The Ohio House and Senate have each introduced their own version of how sports betting should be regulated in the state. The Senate came first, introducing Senate Bill 111 in March. The House followed by introducing House Bill 194 in early April. There are differences between the two bills. Among the differences:
- The Senate bill calls for the Ohio Casino Control Commission (OCCC) to regulate sports betting, where revenues would go to the state’s General Revenue Fund. The House bill would put control under the Ohio Lottery Commission, which would direct revenues towards K-12 education;
- The Senate bill imposes a 6.25% tax on revenues while the House bill calls for a 10% tax;
- The Senate bill would allow online betting. The House bill doesn’t address the issue;
- The Senate bill calls for each operator to pay a nonrefundable $100,000 application fee and an additional $100,000 every five years to continue operations.
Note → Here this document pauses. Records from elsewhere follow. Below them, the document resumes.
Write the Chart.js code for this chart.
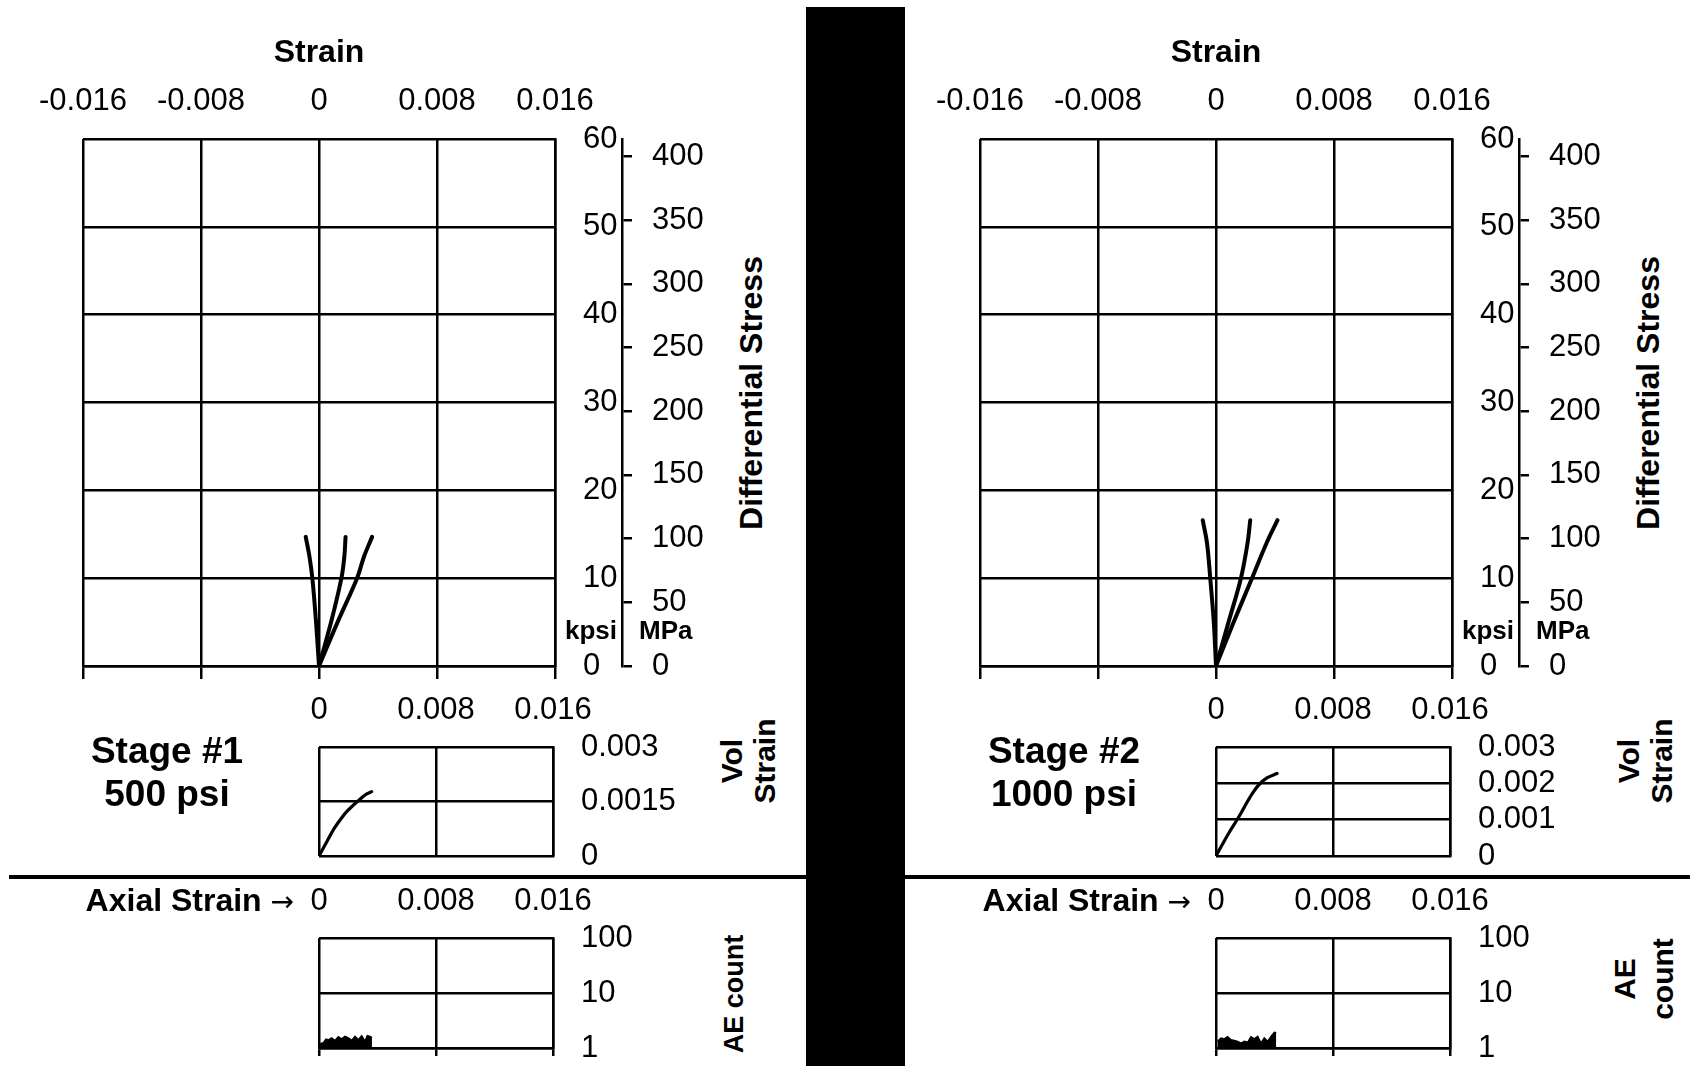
<!DOCTYPE html>
<html>
<head>
<meta charset="utf-8">
<title>Triaxial stages: stress, volumetric strain and AE count</title>
<script src="https://cdn.jsdelivr.net/npm/chart.js@4/dist/chart.umd.min.js"></script>
<style>
  html, body { margin: 0; padding: 0; background: #fff; }
  #page { position: relative; width: 1690px; height: 1066px; overflow: hidden;
          font-family: "Liberation Sans", Arial, sans-serif; color: #000; }
  #page canvas { position: absolute; }
  .lbl { position: absolute; white-space: nowrap; font-weight: bold; }
  .vt  { position: absolute; transform: translate(-50%, -50%) rotate(-90deg);
         text-align: center; font-weight: bold; white-space: nowrap; }
  .bar { position: absolute; background: #000; }
  .arrow { font-family: "DejaVu Sans", sans-serif; font-weight: normal; font-size: 28px; }
</style>
</head>
<body>
<div id="page">
  <div id="plots"></div>

  <!-- panel dividers -->
  <div class="bar" style="left:806px;top:7px;width:99px;height:1059px;"></div>
  <div class="bar" style="left:9px;top:875px;width:797px;height:4px;"></div>
  <div class="bar" style="left:905px;top:875px;width:785px;height:4px;"></div>

  <!-- stage captions -->
  <div class="lbl" style="left:17px;top:729px;width:300px;text-align:center;font-size:37px;line-height:43px;">Stage #1<br>500 psi</div>
  <div class="lbl" style="left:914px;top:729px;width:300px;text-align:center;font-size:37px;line-height:43px;">Stage #2<br>1000 psi</div>

  <div class="lbl" style="right:1396px;top:881px;text-align:right;font-size:32px;line-height:38px;">Axial Strain <span class="arrow">&rarr;</span></div>
  <div class="lbl" style="right:499px;top:881px;text-align:right;font-size:32px;line-height:38px;">Axial Strain <span class="arrow">&rarr;</span></div>

  <!-- stress unit captions -->
  <div class="lbl" style="right:1073px;top:615px;font-size:26px;line-height:30px;">kpsi</div>
  <div class="lbl" style="left:639px;top:615px;font-size:26px;line-height:30px;">MPa</div>
  <div class="lbl" style="right:176px;top:615px;font-size:26px;line-height:30px;">kpsi</div>
  <div class="lbl" style="left:1536px;top:615px;font-size:26px;line-height:30px;">MPa</div>

  <!-- vertical axis titles -->
  <div class="vt" style="left:751px;top:393px;font-size:32px;line-height:36px;">Differential Stress</div>
  <div class="vt" style="left:1648px;top:393px;font-size:32px;line-height:36px;">Differential Stress</div>
  <div class="vt" style="left:748px;top:761px;font-size:30px;line-height:33px;">Vol<br>Strain</div>
  <div class="vt" style="left:1645px;top:761px;font-size:30px;line-height:33px;">Vol<br>Strain</div>
  <div class="vt" style="left:734px;top:994px;font-size:27px;line-height:34px;">AE count</div>
  <div class="vt" style="left:1644px;top:979px;font-size:30px;line-height:38px;">AE<br>count</div>
</div>

<script>
// ---- tick values ----
const strainTicks = [-0.016, -0.008, 0, 0.008, 0.016];
const axialTicks  = [0, 0.008, 0.016];
const kpsiTicks   = [0, 10, 20, 30, 40, 50, 60];
const mpaTicks    = [0, 50, 100, 150, 200, 250, 300, 350, 400];
const volTicks1   = [0, 0.0015, 0.003];
const volTicks2   = [0, 0.001, 0.002, 0.003];
const aeTicks     = [1, 10, 100];
const KPSI_TO_MPA = 6.894757;

// ---- Stage #1 (500 psi): differential stress (kpsi) vs strain ----
const s1Stress      = [0, 5, 10, 12.5, 14.7];
const s1Radial      = [0, -0.0002, -0.00045, -0.00065, -0.0009];
const s1Volumetric  = [0, 0.00082, 0.00152, 0.00172, 0.0018];
const s1Axial       = [0, 0.00126, 0.00258, 0.00306, 0.0036];

// ---- Stage #2 (1000 psi) ----
const s2Stress      = [0, 5, 10, 14, 16.6];
const s2Radial      = [0, -0.00015, -0.00039, -0.00061, -0.0009];
const s2Volumetric  = [0, 0.00085, 0.00169, 0.00214, 0.00232];
const s2Axial       = [0, 0.0012, 0.00244, 0.00343, 0.00417];

// ---- volumetric strain vs axial strain ----
const s1VolAxial  = [0, 0.00041, 0.00098, 0.00144, 0.00189, 0.00235, 0.00269, 0.00315, 0.0036];
const s1VolStrain = [0, 0.0003, 0.00072, 0.00099, 0.00122, 0.0014, 0.00152, 0.00168, 0.00177];
const s2VolAxial  = [0, 0.00041, 0.00086, 0.00143, 0.00189, 0.00234, 0.00291, 0.00348, 0.00417];
const s2VolStrain = [0, 0.0003, 0.00062, 0.00099, 0.00131, 0.00163, 0.00195, 0.00215, 0.00227];

// ---- acoustic emission count vs axial strain ----
const s1AeAxial = [0.00007, 0.0003, 0.00048, 0.00064, 0.00087, 0.0011, 0.00132, 0.00155, 0.00178,
                   0.002, 0.00224, 0.00246, 0.00269, 0.00292, 0.00315, 0.0033, 0.00353, 0.00362];
const s1AeCount = [1.2, 1.25, 1.45, 1.4, 1.52, 1.37, 1.6, 1.46, 1.63,
                   1.52, 1.37, 1.63, 1.41, 1.67, 1.32, 1.67, 1.6, 1.55];
const s2AeAxial = [0.00011, 0.00034, 0.00057, 0.00079, 0.00103, 0.00125, 0.00148, 0.00171, 0.00194, 0.00216,
                   0.00239, 0.00262, 0.00285, 0.00308, 0.0033, 0.00353, 0.00376, 0.00399, 0.00412];
const s2AeCount = [1.32, 1.52, 1.46, 1.6, 1.41, 1.37, 1.32, 1.23, 1.32, 1.27,
                   1.6, 1.46, 1.63, 1.23, 1.52, 1.32, 1.63, 1.92, 1.9];

// ---- drawing helpers ----
const FONT = '"Liberation Sans", Arial, sans-serif';
Chart.defaults.font.family = FONT;
Chart.defaults.color = '#000';
const LW = 2.5;
const tickFont = { size: 31, family: FONT };

const pts = (xs, ys) => xs.map((x, i) => ({ x, y: ys[i] }));
const fixTicks = values => scale => { scale.ticks = values.map(v => ({ value: v })); };
// fixed axis sizes; label overhang is absorbed by the neighbouring boxes
const fixWidth = w => scale => {
  scale.width = w; scale.paddingTop = 0; scale.paddingBottom = 0; scale.paddingLeft = 0; scale.paddingRight = 0;
};
const fixHeight = h => scale => {
  scale.height = h; scale.paddingLeft = 0; scale.paddingRight = 0; scale.paddingTop = 0; scale.paddingBottom = 0;
};
const fmt = v => String(v);

function makeCanvas(left, top, width, height) {
  const c = document.createElement('canvas');
  c.width = width; c.height = height;
  c.style.left = left + 'px'; c.style.top = top + 'px';
  c.style.width = width + 'px'; c.style.height = height + 'px';
  document.getElementById('plots').appendChild(c);
  return c;
}

function baseOptions(padL, padB) {
  return {
    responsive: false, animation: false, devicePixelRatio: 1, events: [],
    layout: { padding: { left: padL, right: 0, top: 0, bottom: padB } },
    plugins: { legend: { display: false }, tooltip: { enabled: false } },
    elements: { point: { radius: 0 } }
  };
}

function curve(xs, ys, width) {
  return { data: pts(xs, ys), borderColor: '#000', borderWidth: width, pointRadius: 0,
           tension: 0.35, fill: false, borderCapStyle: 'round' };
}

// label-only strain axis along the top of a plot
function topLabels(min, max, values, height, padding) {
  return { type: 'linear', position: 'top', min, max,
           afterBuildTicks: fixTicks(values), afterFit: fixHeight(height),
           grid: { display: false, drawTicks: false }, border: { display: false },
           ticks: { font: tickFont, padding, callback: fmt, autoSkip: false, maxRotation: 0 } };
}

// differential stress vs strain, with kpsi and MPa scales on the right
function stressChart(box, series) {
  const padL = 60, botH = 14, kW = 67, mW = 100;
  const left = box.l - padL;
  const cv = makeCanvas(left, 0, box.r + kW + mW - left, box.b + botH);
  const opts = baseOptions(padL, 0);
  const xTop = topLabels(-0.016, 0.016, strainTicks, box.t, 19);
  xTop.title = { display: true, text: 'Strain', font: { size: 32, weight: 'bold', family: FONT },
                 padding: { top: 34, bottom: 0 } };
  opts.scales = {
    x: { type: 'linear', position: 'bottom', min: -0.016, max: 0.016,
         afterBuildTicks: fixTicks(strainTicks), afterFit: fixHeight(botH),
         ticks: { display: false },
         grid: { color: '#000', lineWidth: LW, drawTicks: true, tickLength: 13 },
         border: { display: true, color: '#000', width: LW } },
    xTop,
    y: { type: 'linear', position: 'right', min: 0, max: 60,
         afterBuildTicks: fixTicks(kpsiTicks), afterFit: fixWidth(kW),
         grid: { color: '#000', lineWidth: LW, drawTicks: false },
         border: { display: true, color: '#000', width: LW },
         ticks: { font: tickFont, padding: 28, crossAlign: 'near', callback: fmt, autoSkip: false } },
    yMPa: { type: 'linear', position: 'right', weight: 1, min: 0, max: 60 * KPSI_TO_MPA,
         afterBuildTicks: fixTicks(mpaTicks), afterFit: fixWidth(mW),
         grid: { drawOnChartArea: false, color: '#000', lineWidth: LW, drawTicks: true, tickLength: 10 },
         border: { display: true, color: '#000', width: LW },
         ticks: { font: tickFont, padding: 20, crossAlign: 'near', callback: fmt, autoSkip: false } }
  };
  new Chart(cv, { type: 'line', data: { datasets: series.map(s => curve(s[0], s[1], 4)) }, options: opts });
}

// volumetric strain vs axial strain
function volChart(box, yTicks, xs, ys) {
  const padL = 40, topH = 67, yW = 140, padB = 22;
  const left = box.l - padL, top = box.t - topH;
  const cv = makeCanvas(left, top, box.r + yW - left, box.b + padB - top);
  const opts = baseOptions(padL, padB);
  opts.scales = {
    x: { type: 'linear', position: 'top', min: 0, max: 0.016,
         afterBuildTicks: fixTicks(axialTicks), afterFit: fixHeight(topH),
         grid: { color: '#000', lineWidth: LW, drawTicks: false }, border: { display: false },
         ticks: { font: tickFont, padding: 18, callback: fmt, autoSkip: false, maxRotation: 0 } },
    y: { type: 'linear', position: 'right', min: 0, max: 0.003,
         afterBuildTicks: fixTicks(yTicks), afterFit: fixWidth(yW),
         grid: { color: '#000', lineWidth: LW, drawTicks: false },
         border: { display: true, color: '#000', width: LW },
         ticks: { font: tickFont, padding: 28, crossAlign: 'near', callback: fmt, autoSkip: false } }
  };
  new Chart(cv, { type: 'line', data: { datasets: [curve(xs, ys, 3.2)] }, options: opts });
}

// acoustic emission count (log) vs axial strain
function aeChart(box, xs, ys) {
  const padL = 40, topH = 60, botH = 10, yW = 140, padB = 8;
  const left = box.l - padL, top = box.t - topH;
  const cv = makeCanvas(left, top, box.r + yW - left, box.b + botH + padB - top);
  const opts = baseOptions(padL, padB);
  opts.scales = {
    x: { type: 'linear', position: 'bottom', min: 0, max: 0.016,
         afterBuildTicks: fixTicks(axialTicks), afterFit: fixHeight(botH),
         ticks: { display: false },
         grid: { color: '#000', lineWidth: LW, drawTicks: true, tickLength: 8 },
         border: { display: true, color: '#000', width: LW } },
    xTop: topLabels(0, 0.016, axialTicks, topH, 18),
    y: { type: 'logarithmic', position: 'right', min: 1, max: 100,
         afterBuildTicks: fixTicks(aeTicks), afterFit: fixWidth(yW),
         grid: { color: '#000', lineWidth: LW, drawTicks: false },
         border: { display: true, color: '#000', width: LW },
         ticks: { font: tickFont, padding: 28, crossAlign: 'near', callback: fmt, autoSkip: false } }
  };
  new Chart(cv, { type: 'line', data: { datasets: [{
      data: pts(xs, ys), borderColor: '#000', backgroundColor: '#000', borderWidth: 1.5,
      pointRadius: 0, tension: 0, fill: 'start' }] }, options: opts });
}

// ---- Stage #1 panel ----
stressChart({ l: 83, t: 139, r: 555, b: 666 },
            [[s1Radial, s1Stress], [s1Volumetric, s1Stress], [s1Axial, s1Stress]]);
volChart({ l: 319, t: 747, r: 553, b: 856 }, volTicks1, s1VolAxial, s1VolStrain);
aeChart({ l: 319, t: 938, r: 553, b: 1048 }, s1AeAxial, s1AeCount);

// ---- Stage #2 panel ----
stressChart({ l: 980, t: 139, r: 1452, b: 666 },
            [[s2Radial, s2Stress], [s2Volumetric, s2Stress], [s2Axial, s2Stress]]);
volChart({ l: 1216, t: 747, r: 1450, b: 856 }, volTicks2, s2VolAxial, s2VolStrain);
aeChart({ l: 1216, t: 938, r: 1450, b: 1048 }, s2AeAxial, s2AeCount);
</script>
</body>
</html>
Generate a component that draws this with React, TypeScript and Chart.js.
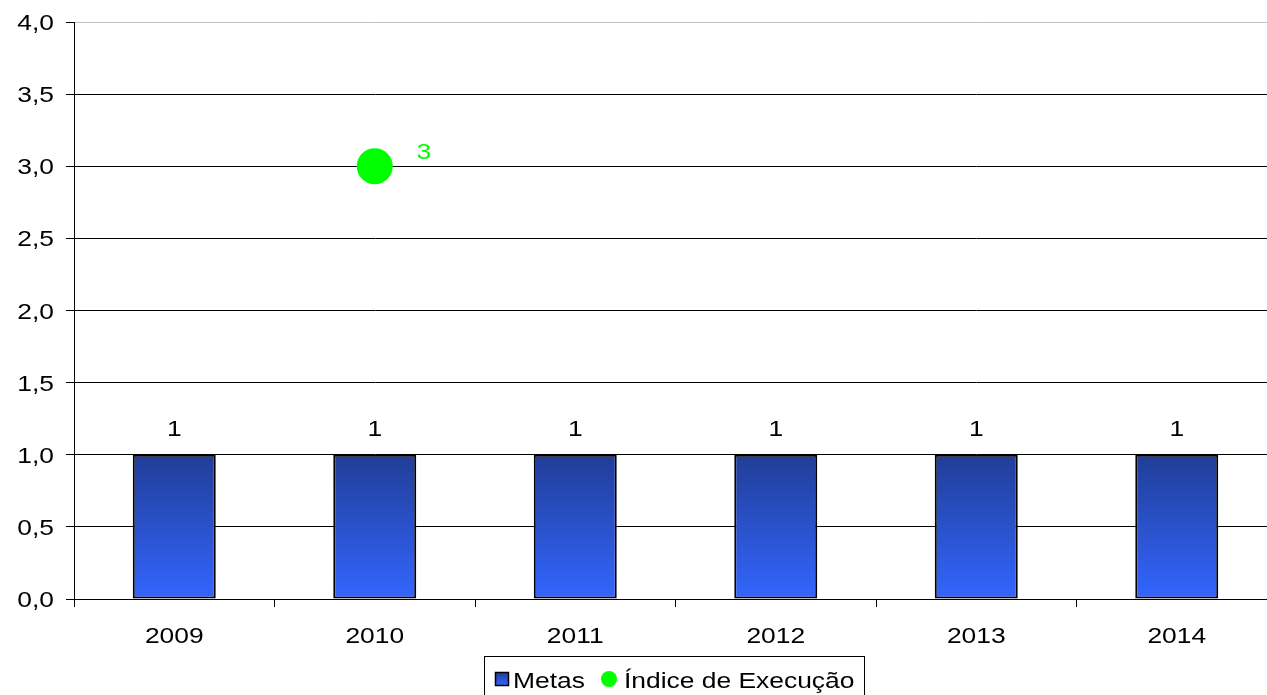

Additionally, each operator would have to apply for a management services provider license from the OCCC for a nonrefundable $10,000 fee and an annual nonrefundable renewal fee of $1,000. The House bill would require each operator to obtain a sports gaming agent license for a nonrefundable $100,000 application fee plus an annual renewal fee which would be the lesser of $100,000 or 1% of the licensee’s handle over the previous one year license term. Fraternal and veterans organizations would contract with a sports gaming agent to offer sports betting on a single terminal at the organization’s establishment. Each organization would pay a nonrefundable $1,000 application fee and an additional nonrefundable $1,000 fee annually to renew its contract.
Both bills would prohibit sports betting by anyone under 21. Betting on professional and college sporting events would take place in Ohio’s casinos and racinos. The House bill would also allow betting in any place with an approved sports gaming terminal.
Legislative researchers estimate annual revenue of $30 million.